My eldest daughter celebrated her fifth birthday at the end of January. Crazy to think she’s already five. So much has happened in the last five years, but it feels like the time passed too quickly. Feels like yesterday (truly) that I was holding this screaming, squirming red bundle in the early morning hours, and now she’s a little girl, who’s figuring out who she is. We have a lot of fun together. Recently, I’ve dug my old Star Wars figures out, and we’ve been playing together. We don’t necessarily play as the characters or act out the canonical stories, usually opting to act out what a family would do on a day-to-day basis (Darth Vader wakes up his children, Luke and Leia, fixes them breakfast, then runs errands); This also affords me the opportunity to show her that girls can like and play with toys or “action figures” marketed toward boys (sadly, she’s already aware of the gender division line in the realm of toys…she pointed out that her friend liked Ninja Turtles, but that she couldn’t like them because they’re for boys…might have to get the girl some Ninja Turtles).

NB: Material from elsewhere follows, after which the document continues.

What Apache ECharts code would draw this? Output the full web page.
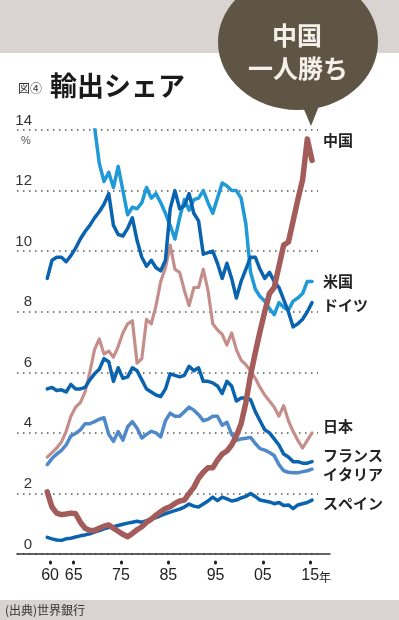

One more thing (easy there Peter Falk), I went to an informational meeting for Augsburg’s Creative Writing MFA program and had the fortune to meet some current students and alumni; they were all nice folks, welcoming to their table, and giving me honest feedback about the program. Made me all the more excited for July and the summer residency. Realized I need to get on the stick with writing.

The play’s over. Life should start to rebalance. I’ll get to see my wife and kids. I’ll have more time to write (just need to steer clear of Netflix…oh, shit! What? They added Better Call Saul? Must fight the temptation. Send help).

That’s all I got for now. Be well. Be safe. Huzzah!